It feels like time just flies by on The Clicky Post… The reason I say that is because products I feel I just reviewed recently were write ups I did years ago. Each time a maker who’s work I reviewed previously comes out with something new for me to try, there is a little bit of nostalgia it seems when I get to look back on things done previously and how much time has passed.
My favorite thing about looking back at smaller maker’s work is the progress they’ve made in their designs and as small businesses. Many of the brands we like in our little niche community are regular people like you and me, often carving out time from jobs and family to produce things we can enjoy. When you think about it, that’s pretty awesome.
The review today is from a company/maker you may know, Andrew Sanderson of Modern Fuel (and his wife Catherine) who has produced two iterations of a sleek, minimalist mechanical pencil with much popularity. The original design was produced in 2015, and with some graciously taken feedback, a second more durable pencil (with some more intricate bells and whistles) in 2017.
The most interesting aspect of the pencil 2.0 is the fact that Andrew worked to engineer the mechanism from scratch and, with first hand experience in handling it, I found it to be sort of a work of mechanical art.
To make a companion for the pencil, Modern Fuel is back on Kickstarter to gain funding for a matching ink pen and Andrew kindly sent me one of the prototypes to take a look at.
When I used the word “sleek” above, that has been the common theme with the Modern Fuel instruments. From a glance they are very simple, but have a uniform style and appeal that kind of draws you in. They may seem a bit cold or “surgical”, but I actually think that is why people like them. They seem very well made and intentional.
The pen Andrew has produced is no different and is a nearly identical copy in shape and size as its counterpart. The variation is in the knock mechanism where the pencil has a stepped, larger cylinder shape at the top (to be big enough to hold an eraser), where the pen is just a smaller diameter cylinder which I like.
There is some functionality in the pencil’s knock as well since it is where you access the hardware to swap mechanisms so it needed to be hollow. The pen wouldn’t need this feature since the only thing you need to change is the refill inside which is done via a well concealed break in the barrel. If the seam on the final production model of the pen is as good as the prototype, people are going to be very pleased… it is nearly invisible.
The barrel of the pen is nicely machined without any sharp edges or obvious “imperfections”. Being a raw stainless steel barrel, it does have some marks from being used and tested, but nothing from neglect in design or execution.
Compared to others, the pen may come across as a bit on the slim side being less than 3/8”, but the weight of the metal barrel balances it out nicely. Being a pretty full length clicker pen of longer than 5”, the weight of 1.5 oz (stainless steel) gives a nice heft but isn’t overbearing.

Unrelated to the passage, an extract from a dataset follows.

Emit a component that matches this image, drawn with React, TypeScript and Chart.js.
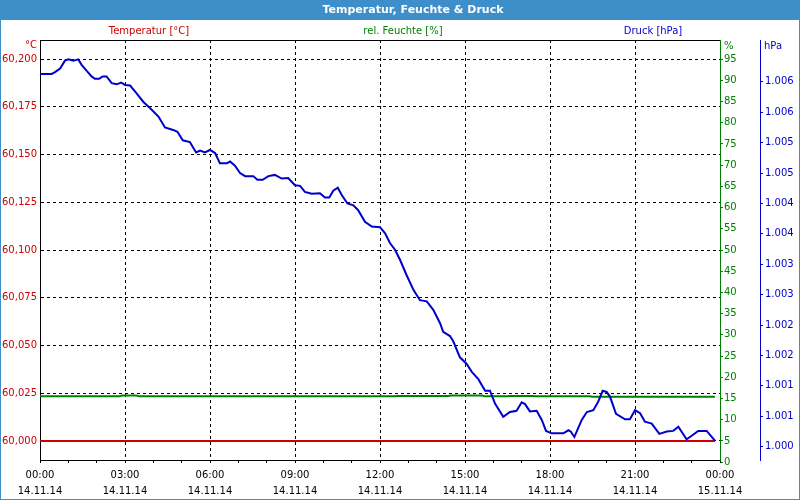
import React, { useEffect, useRef } from 'react';
import { Chart, registerables } from 'chart.js';

Chart.register(...registerables);

// ---------- text ----------
const TITLE = 'Temperatur, Feuchte & Druck';
const SERIES_NAMES = ['Temperatur [°C]', 'rel. Feuchte [%]', 'Druck [hPa]'];
const UNIT_LABELS = ['°C', '%', 'hPa'];
const TIME_LABELS = ['00:00', '03:00', '06:00', '09:00', '12:00', '15:00', '18:00', '21:00', '00:00'];
const DATE_LABELS = ['14.11.14', '14.11.14', '14.11.14', '14.11.14', '14.11.14', '14.11.14', '14.11.14', '14.11.14', '15.11.14'];

// ---------- data (time in hours since 14.11.14 00:00) ----------
const pressureHours = [
  0, 0.41, 0.53, 0.71, 0.88, 1.0, 1.18, 1.35, 1.47, 1.65, 1.82, 1.94, 2.09, 2.21, 2.35, 2.53, 2.71, 2.86,
  3.0, 3.18, 3.41, 3.65, 3.88, 4.18, 4.41, 4.7, 4.85, 5.04, 5.29, 5.51, 5.65, 5.82, 6.0, 6.18, 6.35, 6.59,
  6.71, 6.88, 7.06, 7.24, 7.53, 7.67, 7.86, 8.06, 8.29, 8.53, 8.76, 9.0, 9.18, 9.35, 9.59, 9.88, 10.06,
  10.21, 10.35, 10.51, 10.65, 10.85, 11.06, 11.23, 11.47, 11.71, 12.0, 12.18, 12.35, 12.53, 12.71, 12.94,
  13.18, 13.41, 13.65, 13.88, 14.12, 14.23, 14.47, 14.59, 14.82, 15.06, 15.24, 15.47, 15.71, 15.88, 16.06,
  16.35, 16.59, 16.82, 17.0, 17.12, 17.29, 17.53, 17.71, 17.86, 18.06, 18.47, 18.65, 18.73, 18.86, 19.12,
  19.3, 19.53, 19.7, 19.86, 20.0, 20.12, 20.33, 20.65, 20.82, 21.0, 21.18, 21.35, 21.59, 21.86, 22.12,
  22.35, 22.53, 22.82, 23.0, 23.23, 23.53, 23.82,
];
const pressureValues = [
  1006.13, 1006.13, 1006.16, 1006.22, 1006.35, 1006.37, 1006.35, 1006.37, 1006.28, 1006.18, 1006.09, 1006.05,
  1006.05, 1006.09, 1006.09, 1005.98, 1005.96, 1005.99, 1005.95, 1005.94, 1005.81, 1005.67, 1005.57, 1005.43,
  1005.25, 1005.21, 1005.18, 1005.04, 1005.01, 1004.84, 1004.87, 1004.84, 1004.88, 1004.83, 1004.66, 1004.66,
  1004.69, 1004.62, 1004.5, 1004.45, 1004.45, 1004.39, 1004.39, 1004.45, 1004.47, 1004.41, 1004.42, 1004.3,
  1004.29, 1004.19, 1004.16, 1004.17, 1004.1, 1004.1, 1004.21, 1004.26, 1004.14, 1004.0, 1003.97, 1003.89,
  1003.7, 1003.62, 1003.61, 1003.51, 1003.35, 1003.24, 1003.07, 1002.82, 1002.58, 1002.41, 1002.39, 1002.25,
  1002.03, 1001.89, 1001.82, 1001.73, 1001.47, 1001.36, 1001.23, 1001.11, 1000.92, 1000.92, 1000.71,
  1000.49, 1000.57, 1000.59, 1000.73, 1000.7, 1000.58, 1000.59, 1000.44, 1000.26, 1000.22, 1000.22,
  1000.27, 1000.25, 1000.16, 1000.44, 1000.57, 1000.6, 1000.74, 1000.92, 1000.9, 1000.82, 1000.54, 1000.45,
  1000.45, 1000.6, 1000.55, 1000.41, 1000.38, 1000.21, 1000.25, 1000.26, 1000.33, 1000.12, 1000.18, 1000.26,
  1000.26, 1000.1,
];
const humidityHours = [0, 2.8, 2.9, 3.4, 3.5, 8.0, 12.5, 12.6, 14.4, 14.5, 15.6, 15.7, 16.5, 16.6, 17.4, 17.5, 19.4, 19.5, 23.82];
const humidityValues = [15.5, 15.5, 15.7, 15.7, 15.5, 15.5, 15.5, 15.6, 15.6, 15.7, 15.7, 15.5, 15.5, 15.6, 15.6, 15.5, 15.5, 15.4, 15.4];
const temperatureHours = [0, 23.82];
const temperatureValues = [60.0, 60.0];

// ---------- ticks ----------
const HOUR_TICKS = Array.from({ length: 25 }, (_, i) => i);
const TEMP_TICKS = [60.0, 60.025, 60.05, 60.075, 60.1, 60.125, 60.15, 60.175, 60.2];
const HUM_TICKS = [0, 5, 10, 15, 20, 25, 30, 35, 40, 45, 50, 55, 60, 65, 70, 75, 80, 85, 90, 95];
const PRESS_TICKS = [1000, 1000.5, 1001, 1001.5, 1002, 1002.5, 1003, 1003.5, 1004, 1004.5, 1005, 1005.5, 1006];

const FONT = '"DejaVu Sans", sans-serif';
const RED = '#cc0000';
const GREEN = '#008000';
const BLUE = '#0000cc';
const BAR = '#3d8ec9';

const toPoints = (xs: number[], ys: number[]) => xs.map((x, i) => ({ x, y: ys[i] }));

const decor = {
  id: 'decor',
  beforeDraw(chart: any) {
    const { ctx, width } = chart;
    ctx.save();
    ctx.fillStyle = '#ffffff';
    ctx.fillRect(0, 0, width, chart.height);
    ctx.fillStyle = BAR;
    ctx.fillRect(0, 0, width, 20);
    ctx.restore();
  },
  afterDraw(chart: any) {
    const { ctx, chartArea: a, width, height } = chart;
    ctx.save();
    ctx.strokeStyle = '#000';
    ctx.lineWidth = 1;
    ctx.beginPath();
    ctx.moveTo(a.left, a.top + 0.5);
    ctx.lineTo(a.right, a.top + 0.5);
    ctx.stroke();

    ctx.strokeStyle = BAR;
    ctx.strokeRect(0.5, 0.5, width - 1, height - 1);

    ctx.textBaseline = 'middle';
    ctx.textAlign = 'center';
    ctx.fillStyle = '#ffffff';
    ctx.font = `bold 11px ${FONT}`;
    ctx.fillText(TITLE, 413, 10);

    ctx.font = `10px ${FONT}`;
    ctx.fillStyle = RED;
    ctx.fillText(SERIES_NAMES[0], 149, 31);
    ctx.fillStyle = GREEN;
    ctx.fillText(SERIES_NAMES[1], 403, 31);
    ctx.fillStyle = BLUE;
    ctx.fillText(SERIES_NAMES[2], 653, 31);

    ctx.textAlign = 'right';
    ctx.fillStyle = RED;
    ctx.fillText(UNIT_LABELS[0], a.left - 3, 45);
    ctx.textAlign = 'left';
    ctx.fillStyle = GREEN;
    ctx.fillText(UNIT_LABELS[1], a.right + 4, 46);
    const p = chart.scales.yP;
    ctx.fillStyle = BLUE;
    ctx.fillText(UNIT_LABELS[2], p.left + 4, 46);
    ctx.restore();
  },
};

export default function App() {
  const ref = useRef<HTMLCanvasElement>(null);
  useEffect(() => {
    if (!ref.current) return;
    const font = { family: FONT, size: 10 };
    const chart = new Chart(ref.current, {
      type: 'line',
      data: {
        datasets: [
          {
            label: SERIES_NAMES[2],
            data: toPoints(pressureHours, pressureValues),
            yAxisID: 'yP',
            borderColor: BLUE,
            borderWidth: 2,
            pointRadius: 0,
            tension: 0,
          },
          {
            label: SERIES_NAMES[1],
            data: toPoints(humidityHours, humidityValues),
            yAxisID: 'yH',
            borderColor: GREEN,
            borderWidth: 2,
            pointRadius: 0,
            tension: 0,
          },
          {
            label: SERIES_NAMES[0],
            data: toPoints(temperatureHours, temperatureValues),
            yAxisID: 'yT',
            borderColor: RED,
            borderWidth: 2,
            pointRadius: 0,
            tension: 0,
          },
        ],
      },
      options: {
        responsive: false,
        animation: false,
        layout: { padding: { top: 40, left: 0, right: 0, bottom: 0 } },
        plugins: { legend: { display: false }, title: { display: false }, tooltip: { enabled: false } },
        scales: {
          x: {
            type: 'linear',
            min: 0,
            max: 24,
            afterBuildTicks: (s: any) => {
              s.ticks = HOUR_TICKS.map((v) => ({ value: v }));
            },
            afterFit: (s: any) => {
              s.height = 40;
            },
            ticks: {
              autoSkip: false,
              maxRotation: 0,
              color: '#000',
              padding: 4,
              font: { family: FONT, size: 10, lineHeight: '16px' } as any,
              callback: (v: any) => (v % 3 === 0 ? [TIME_LABELS[v / 3], DATE_LABELS[v / 3]] : ''),
            },
            grid: {
              color: (c: any) => {
                const v = c.tick ? c.tick.value : 0;
                return v % 3 === 0 && v > 0 && v < 24 ? '#000' : 'rgba(0,0,0,0)';
              },
              tickColor: '#000',
              tickLength: 3,
              lineWidth: 1,
            },
            border: { color: '#000', dash: [3, 3] },
          },
          yT: {
            type: 'linear',
            position: 'left',
            min: 59.99,
            max: 60.21,
            afterBuildTicks: (s: any) => {
              s.ticks = TEMP_TICKS.map((v) => ({ value: v }));
            },
            afterFit: (s: any) => {
              s.width = 40;
            },
            ticks: {
              autoSkip: false,
              color: RED,
              padding: 3,
              font,
              callback: (v: any) => Number(v).toFixed(3).replace('.', ','),
            },
            grid: { color: '#000', drawTicks: false, lineWidth: 1 },
            border: { color: '#000', dash: [3, 3] },
          },
          yH: {
            type: 'linear',
            position: 'right',
            weight: 0,
            min: 0.5,
            max: 99.5,
            afterBuildTicks: (s: any) => {
              s.ticks = HUM_TICKS.map((v) => ({ value: v }));
            },
            afterFit: (s: any) => {
              s.width = 40;
            },
            ticks: { autoSkip: false, color: GREEN, padding: 1, font, callback: (v: any) => String(v) },
            grid: { drawOnChartArea: false, color: GREEN, tickColor: GREEN, tickLength: 3 },
            border: { color: GREEN },
          },
          yP: {
            type: 'linear',
            position: 'right',
            weight: 1,
            min: 999.781,
            max: 1006.689,
            afterBuildTicks: (s: any) => {
              s.ticks = PRESS_TICKS.map((v) => ({ value: v }));
            },
            afterFit: (s: any) => {
              s.width = 40;
            },
            ticks: {
              autoSkip: false,
              color: BLUE,
              padding: 2,
              font,
              callback: (v: any) => (Math.round(Number(v)) / 1000).toFixed(3),
            },
            grid: { drawOnChartArea: false, color: BLUE, tickColor: BLUE, tickLength: 3 },
            border: { color: BLUE },
          },
        },
      } as any,
      plugins: [decor],
    });
    return () => chart.destroy();
  }, []);
  return (
    <div style={{ position: 'fixed', left: 0, top: 0, width: 800, height: 500 }}>
      <canvas ref={ref} width={800} height={500} />
    </div>
  );
}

One thing of note is that the pens will only be made in somewhat “heavier” metals: brass, copper, stainless steel, and titanium. No lightweight aluminum versions…
As mentioned above, there is a nearly invisible break in the barrel about a quarter of the way up to allow swapping the refill. Andrew designed it to take a Parker style (international G2) which means it can also take refills like the Fisher Space Pen with the adaptor they are sold with.
Also to note, the pen comes standard as clipless, but Andrew does offer one that slips over the barrel.
The final aspect of the review is a bit tricky as it refers to the knock mechanism itself. The pen Andrew sent me truly is a prototype so the mechanism isn’t in its final state yet, but close. That in mind, I can’t really give it a definitive thumbs up or down, but it is designed to be a quiet "click” similar to that of the Schmidt mechanism found on a lot of maker’s pens. But, rather than an off the shelf part Andrew is again setting out to manufacture his own. In my opinion it fits the pen really well in style, length, and tension. Nothing really beats a satisfying “CLICK”, but I think this will suit people fine and with any kinks ironed out it will be great.
Being a more bespoke and small batch type of maker (and with custom mechanisms), the Modern Fuel pen is a bit on the higher price scale starting at $120 and going up from there for titanium. I’m not sure if the prices on Kickstarter are greatly reduced in comparison to to ultimate retail. The pen is beautifully made, and a range of $80 - 150 seems about a sweet spot for it as this is what the competition for pens in this category tend to fetch.
Special thanks to Modern Fuel for sending this by to take a look at and I’m excited to see how the final product rolls out.